Cartel Comms: Chasing Down the Clandestine Communication Networks of Mexican Drug Cartels

Right across the border from McAllen, Texas in Reynosa, Mexico exists an integrated, modern, self-contained intelligence network run by the notorious Mexican Gulf Cartel.  Through video surveillance and human eyes, called “hawks”, this intelligence cell monitors social media and reports street-level information to their designated sector’s “Central” via push-to-talk phone radios and clandestine radio networks.  While Central can be a mobile command post vehicle, in most cases it’s the traditional safe house: a nondescript house or apartment. From here, the information is disseminated to the the leaders of each regional area, called Commandantes, and then to their Sicarios, or hitmen, when actionable intelligence is produced.

Breitbart Texas has run a series of articles on the illegal narco-communication network problems in Reynosa; even going as far as to recruit “citizen journalists” to report on newly discovered antenna and repeater locations throughout the city to help the police and military take away the cartel’s eyes and ears.  The history of these narco-clandestine radio networks and how they operate is a fascinating study for the Patriot-Prepper.  As is often the case with most underground networks, the recipe started out very simple, with simple equipment like two-way radio’s and some repeaters, and a fairly even mixture of brains and balls.

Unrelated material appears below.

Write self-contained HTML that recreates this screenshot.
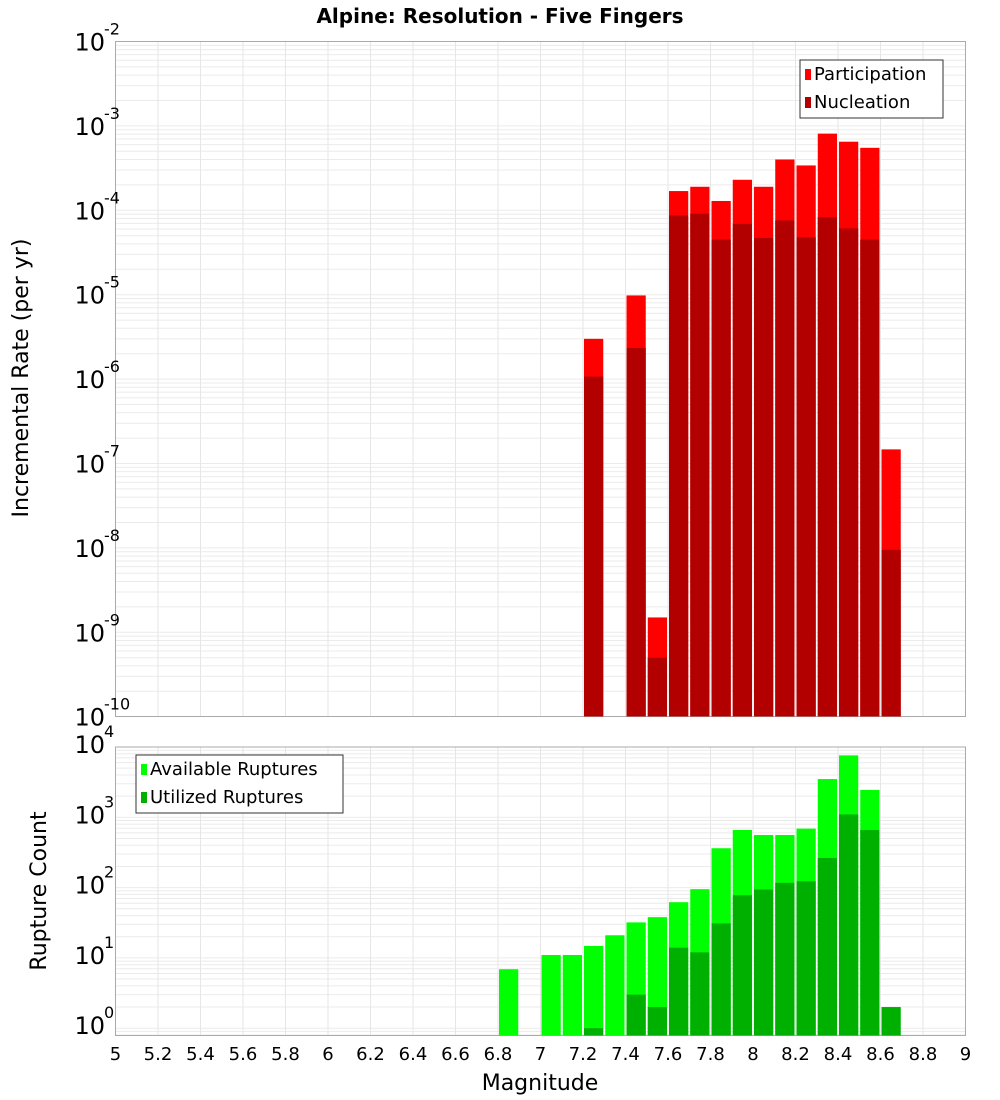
<!DOCTYPE html>
<html><head><meta charset="utf-8"><style>
body{margin:0;background:#fff;}
svg{display:block;font-family:"DejaVu Sans","Liberation Sans",sans-serif;}
</style></head><body>
<svg id="chart" width="1000" height="1100" viewBox="0 0 1000 1100">
<text x="500" y="23" text-anchor="middle" font-size="20" font-weight="bold">Alpine: Resolution - Five Fingers</text>
<g id="topPlot"></g>
<g id="botPlot"></g>
<text transform="translate(28,378) rotate(-90)" text-anchor="middle" font-size="22">Incremental Rate (per yr)</text>
<text transform="translate(46,891) rotate(-90)" text-anchor="middle" font-size="22">Rupture Count</text>
<text x="540" y="1090" text-anchor="middle" font-size="22">Magnitude</text>
</svg>
<script>
const magBins = [6.8,6.9,7.0,7.1,7.2,7.3,7.4,7.5,7.6,7.7,7.8,7.9,8.0,8.1,8.2,8.3,8.4,8.5,8.6];
const participation = [0,0,0,0,3.0e-6,0,9.8e-6,1.5e-9,1.69e-4,1.9e-4,1.29e-4,2.3e-4,1.9e-4,4.0e-4,3.4e-4,8.1e-4,6.5e-4,5.5e-4,1.47e-7];
const nucleation = [0,0,0,0,1.07e-6,0,2.34e-6,5.0e-10,8.7e-5,9.1e-5,4.5e-5,6.9e-5,4.7e-5,7.6e-5,4.8e-5,8.3e-5,6.1e-5,4.5e-5,9.5e-9];
const available = [6.9,0,11,11,14.8,21,32,38,62,95,363,660,560,560,690,3500,7600,2450,0];
const utilized = [0,0,0,0,1,0,3,2,14,12,31,78,94,117,123,264,1100,660,2];
const xTickLabels = ["5","5.2","5.4","5.6","5.8","6","6.2","6.4","6.6","6.8","7","7.2","7.4","7.6","7.8","8","8.2","8.4","8.6","8.8","9"];
const topExps = [-2,-3,-4,-5,-6,-7,-8,-9,-10];
const botExps = [4,3,2,1,0];

const NS="http://www.w3.org/2000/svg";
const L=115.5,R=965.5;
function xs(m){return L+(m-5)/4*(R-L);}
function yTop(v){return 41.5+(-2-Math.log10(v))*84.4;}
function yBot(v){return 747+(4-Math.log10(v))*70.3;}
function mk(p,tag,at){const e=document.createElementNS(NS,tag);for(const k in at)e.setAttribute(k,at[k]);p.appendChild(e);return e;}

function frame(g,y0,y1,yf,lo,hi){
  for(let d=lo;d<hi;d++)for(let k=1;k<10;k++){const v=k*Math.pow(10,d);const y=yf(v);if(y<y0||y>y1)continue;
    const ln=mk(g,'line',{x1:L,x2:R,y1:y,y2:y,stroke:'#ebebeb','stroke-width':1});
    
    }
  xTickLabels.forEach(t=>{const x=xs(+t);
    const ln=mk(g,'line',{x1:x,x2:x,y1:y0,y2:y1,stroke:'#e6e6e6','stroke-width':1});
    
    });
  const r=mk(g,'rect',{x:L,y:y0,width:R-L,height:y1-y0,fill:'none',stroke:'#aaa','stroke-width':1});
  
  
}
function yLabel(g,y,e){
  const t=mk(g,'text',{x:105,y:y+9,'text-anchor':'end','font-size':24});
  
  
  t.textContent='10';
  const s=mk(g,'text',{x:104,y:y-7,'font-size':16});
  
  
  s.textContent=String(e);
}
function bars(g,vals,yf,ybase,color,name){
  magBins.forEach((m,i)=>{const v=vals[i];if(!(v>0))return;
    const x0=xs(m)+1,x1=xs(m+0.1)-1,y=yf(v);
    const r=mk(g,'rect',{x:x0,y:y,width:x1-x0,height:ybase-y,fill:color});
    
    });
}
function legend(g,x,y,w,items){
  const b=mk(g,'rect',{x:x,y:y,width:w,height:58,fill:'#fff',stroke:'#333','stroke-width':1});
  
  
  items.forEach((it,i)=>{
    const s=mk(g,'rect',{x:x+5,y:y+9+i*28,width:6,height:11,fill:it[1]});
    
    
    const t=mk(g,'text',{x:x+14,y:y+20+i*28,'font-size':18});
    
    
    t.textContent=it[0];});
}
const gTop=document.getElementById('topPlot'),gBot=document.getElementById('botPlot');
frame(gTop,41.5,716.5,yTop,-10,-2);
frame(gBot,747,1035.5,yBot,-1,4);
bars(gTop,participation,yTop,716.5,'#ff0000','participation');
bars(gTop,nucleation,yTop,716.5,'#b20000','nucleation');
bars(gBot,available,yBot,1035.5,'#00ff00','available');
bars(gBot,utilized,yBot,1035.5,'#00b000','utilized');
topExps.forEach(e=>yLabel(gTop,yTop(Math.pow(10,e)),e));
botExps.forEach(e=>yLabel(gBot,yBot(Math.pow(10,e))-3,e));
xTickLabels.forEach(t=>{const x=mk(gBot,'text',{x:xs(+t),y:1060,'text-anchor':'middle','font-size':18});
  
  
  x.textContent=t;});
legend(gTop,800,60,143,[['Participation','#ff0000'],['Nucleation','#b20000']]);
legend(gBot,136,755,207,[['Available Ruptures','#00ff00'],['Utilized Ruptures','#00b000']]);
</script>
</body></html>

There is a nefarious side to this endeavor also, being that’s these clandestine communications are run by a drug cartel, which, because of their lack of depth in the tech department, have resorted to kidnapping  scores of network engineers and technicians to both develop and maintain the various network sites.   As law enforcement is putting the full court press on, trying to take away the cartel’s ability to communicate, these towers are often being dismantled as fast as the cartels can put them up; thus the increased need for more manpower and technical know-how.  The worst part is these people are never held for ransom: they just disappear, often being worked by the cartel for years on end and then discarded like yesterday’s newspaper.

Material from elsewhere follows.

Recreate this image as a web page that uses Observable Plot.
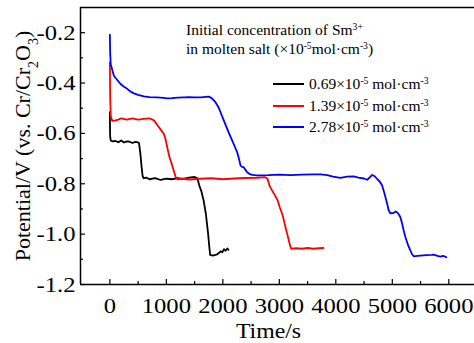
<!DOCTYPE html>
<html><head><meta charset="utf-8">
<script src="https://cdn.jsdelivr.net/npm/d3@7"></script>
<script src="https://cdn.jsdelivr.net/npm/@observablehq/plot@0.6"></script>
<style>
body{margin:0;background:#fff;}
#wrap{position:relative;width:474px;height:343px;font-family:"Liberation Serif","Times New Roman",serif;color:#000;}
#wrap svg, #wrap svg text{font-family:"Liberation Serif","Times New Roman",serif !important;}
.note{position:absolute;left:186px;font-size:15.5px;line-height:15px;white-space:nowrap;}
sup{font-size:0.62em;vertical-align:0.5em;line-height:0;}
.row{position:absolute;left:273px;height:20px;font-size:15.5px;white-space:nowrap;display:flex;align-items:center;}
.sw{display:inline-block;width:31px;height:0;border-top:2px solid;margin-right:5px;}
</style></head>
<body><div id="wrap"></div>
<script>
const concLabels = ["0.69", "1.39", "2.78"];
const colors = ["#000000", "#ff0000", "#0000ff"];

const tBlack = [0,4,15,50,100,150,200,250,300,350,400,450,500,515,540,560,580,600,650,700,800,900,1000,1100,1200,1300,1400,1500,1550,1580,1620,1660,1700,1720,1740,1760,1775,1820,1870,1900,1930,1960,1990,2020,2050,2080,2100];
const vBlack = [-0.516,-0.61,-0.628,-0.632,-0.63,-0.635,-0.628,-0.636,-0.632,-0.633,-0.638,-0.634,-0.636,-0.638,-0.68,-0.73,-0.77,-0.778,-0.776,-0.782,-0.778,-0.785,-0.78,-0.782,-0.778,-0.781,-0.776,-0.773,-0.778,-0.805,-0.83,-0.867,-0.92,-0.96,-1.0,-1.05,-1.082,-1.085,-1.082,-1.08,-1.075,-1.068,-1.072,-1.06,-1.066,-1.057,-1.062];

const tRed = [0,5,15,40,100,150,200,300,400,500,600,700,780,850,900,950,985,1020,1050,1100,1140,1170,1200,1300,1400,1600,1800,2000,2200,2400,2600,2750,2790,2830,2873,2920,2973,3010,3050,3080,3109,3140,3168,3190,3209,3300,3400,3500,3600,3700,3780];
const vRed = [-0.318,-0.45,-0.53,-0.55,-0.548,-0.545,-0.54,-0.545,-0.54,-0.545,-0.542,-0.54,-0.548,-0.57,-0.585,-0.6,-0.622,-0.66,-0.69,-0.725,-0.755,-0.776,-0.782,-0.78,-0.783,-0.78,-0.778,-0.782,-0.779,-0.777,-0.776,-0.774,-0.78,-0.81,-0.827,-0.845,-0.867,-0.895,-0.919,-0.945,-0.973,-1.0,-1.025,-1.045,-1.058,-1.056,-1.058,-1.055,-1.058,-1.056,-1.055];

const tBlue = [0,5,15,40,71,120,189,250,307,360,425,500,602,700,838,950,1015,1100,1200,1310,1400,1500,1605,1700,1752,1800,1870,1920,1959,2020,2077,2120,2166,2210,2254,2290,2313,2340,2372,2400,2431,2480,2520,2600,2800,3000,3200,3400,3600,3727,3850,3950,4082,4200,4317,4400,4500,4554,4600,4643,4690,4731,4780,4820,4850,4878,4910,4937,4966,5020,5060,5085,5110,5143,5170,5202,5230,5262,5290,5320,5350,5379,5450,5497,5600,5700,5733,5800,5851,5900,5957];
const vBlue = [-0.208,-0.28,-0.325,-0.345,-0.371,-0.385,-0.404,-0.415,-0.423,-0.433,-0.441,-0.447,-0.453,-0.456,-0.457,-0.459,-0.461,-0.46,-0.458,-0.457,-0.456,-0.457,-0.457,-0.455,-0.454,-0.46,-0.476,-0.495,-0.516,-0.55,-0.582,-0.605,-0.629,-0.652,-0.675,-0.705,-0.728,-0.733,-0.735,-0.745,-0.754,-0.762,-0.765,-0.767,-0.766,-0.764,-0.766,-0.764,-0.763,-0.763,-0.766,-0.772,-0.777,-0.772,-0.771,-0.776,-0.779,-0.784,-0.775,-0.765,-0.77,-0.781,-0.792,-0.807,-0.83,-0.853,-0.88,-0.906,-0.917,-0.916,-0.91,-0.913,-0.92,-0.933,-0.955,-0.986,-1.01,-1.032,-1.05,-1.065,-1.08,-1.088,-1.086,-1.085,-1.083,-1.082,-1.081,-1.086,-1.089,-1.086,-1.092];

const xTicks = [0,1000,2000,3000,4000,5000,6000];
const xMinor = [500,1500,2500,3500,4500,5500];
const yTicks = [-1.2,-1.0,-0.8,-0.6,-0.4,-0.2];
const yMinor = [-1.1,-0.9,-0.7,-0.5,-0.3];
const xDomain = [-520, 6455];
const yDomain = [-1.2, -0.1];

const seriesT = [tBlack, tRed, tBlue];
const seriesV = [vBlack, vRed, vBlue];
const data = [];
concLabels.forEach((s, k) => seriesT[k].forEach((t, i) => data.push({t, v: seriesV[k][i], s})));

const fmt = d => d3.format(".1f")(d).replace("\u2212", "-");
const serif = '"Liberation Serif","Times New Roman",serif';

const plot = Plot.plot({
  width: 474, height: 343,
  marginLeft: 80, marginRight: 0, marginTop: 7, marginBottom: 59,
  style: {fontFamily: serif, fontSize: "22px", color: "#000", background: "#fff"},
  x: {domain: xDomain},
  y: {domain: yDomain},
  color: {domain: concLabels, range: colors},
  marks: [
    Plot.axisX({ticks: xTicks, tickSize: -5, tickPadding: 18, tickFormat: d3.format("d"), label: null, strokeWidth: 1.2, fontFamily: serif}),
    Plot.axisX({ticks: xMinor, tickSize: -3, tickFormat: () => "", label: null, strokeWidth: 1.2}),
    Plot.axisY({ticks: yTicks, tickSize: -5, tickPadding: 10, tickFormat: fmt, label: null, strokeWidth: 1.2, fontFamily: serif}),
    Plot.axisY({ticks: yMinor, tickSize: -3, tickFormat: () => "", label: null, strokeWidth: 1.2}),
    Plot.line(data, {x: "t", y: "v", z: "s", stroke: "s", strokeWidth: 1.8, curve: "linear"}),
    Plot.ruleY([yDomain[0], yDomain[1]], {stroke: "#000", strokeWidth: 1.5}),
    Plot.ruleX([xDomain[0]], {stroke: "#000", strokeWidth: 1.5}),
    Plot.text(["Time/s"], {frameAnchor: "bottom", dx: -9, dy: 53, lineAnchor: "bottom", fontSize: 22, fontFamily: serif}),
    Plot.text(["Potential/V (vs. Cr/Cr2O3)"], {frameAnchor: "left", rotate: -90, dx: -58, lineAnchor: "middle", textAnchor: "middle", fontSize: 22, fontFamily: serif})
  ]
});

// subscripts in the y title
plot.querySelectorAll("text").forEach(el => {
  if (el.textContent === "Potential/V (vs. Cr/Cr2O3)") {
    const target = el.querySelector("tspan") || el;
    target.textContent = "";
    const parts = [["Potential/V (vs. Cr/Cr", false], ["2", true], ["O", false], ["3", true], [")", false]];
    parts.forEach(([s, sub]) => {
      const ts = document.createElementNS("http://www.w3.org/2000/svg", "tspan");
      ts.textContent = s;
      if (sub) { ts.setAttribute("baseline-shift", "sub"); ts.setAttribute("font-size", "14"); }
      target.appendChild(ts);
    });
  }
});

const wrap = document.getElementById("wrap");
wrap.appendChild(plot);

// the reference type is slightly wider than plain Times: widen tick labels and x title
plot.querySelectorAll("g[aria-label='x-axis tick label'] text, g[aria-label='y-axis tick label'] text").forEach(el => {
  const w = el.getComputedTextLength();
  if (w > 0) { el.setAttribute("textLength", (w * 1.12).toFixed(1)); el.setAttribute("lengthAdjust", "spacingAndGlyphs"); }
});
plot.querySelectorAll("text").forEach(el => {
  if (el.textContent === "Time/s") {
    const w = el.getComputedTextLength();
    el.setAttribute("textLength", (w * 1.08).toFixed(1)); el.setAttribute("lengthAdjust", "spacingAndGlyphs");
  }
});

const n1 = document.createElement("div");
n1.className = "note"; n1.style.top = "22px";
n1.innerHTML = "Initial concentration of Sm<sup>3+</sup>";
wrap.appendChild(n1);
const n2 = document.createElement("div");
n2.className = "note"; n2.style.top = "41px";
n2.innerHTML = "in molten salt (×10<sup>-5</sup>mol·cm<sup>-3</sup>)";
wrap.appendChild(n2);

const rowTops = [74, 96, 117];
concLabels.forEach((c, i) => {
  const r = document.createElement("div");
  r.className = "row"; r.style.top = rowTops[i] + "px";
  r.innerHTML = `<span class="sw" style="border-color:${colors[i]}"></span><span>${c}×10<sup>-5</sup> mol·cm<sup>-3</sup></span>`;
  wrap.appendChild(r);
});
</script>
</body></html>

It can be said that, typically, narco-organizations’ tactics change when they reach a “crisis” stage in the frequency and manner of law enforcement interdiction.  This crisis stage typically signifies a need to upgraded equipment and techniques to outmatch law enforcement. Combine this with a virtually unlimited cash flow and operating budget and, in the tech-world, the options are endless, especially when considering what they could develop over the next decade.

Insofar as creating a practical application for a local group of citizens starting up their own self-contained communication network, the notes should be taken into consideration:

  • The network began by using commercially available software, such as digital inversion software, that scrambles radio chatter into garbled non-sense (which is generally legal over MURS frequencies).
  • Radio gear, as opposed to cell phone tech, is cheaper and typically more rugged for field use.
  • Walkie-Talkies are far less susceptible to being traced or tapped (much less than a burner phone, even).  And in the event a field operator suspects his comms are compromised, he can change frequencies or deploy a Voice Scrambler Code.
  • Two-Way radio ranges can be extended by a simple set of repeaters, which can be placed strategically (and can be camouflaged) in the AO.  Camouflaging a repeater won’t do anything to prevent signal direction finding, but it can help prevent its physical discovery.
  • A simple surveillance system of hidden cameras can be deployed and placed strategically throughout the AO to provide real-time intel on a variety of factors.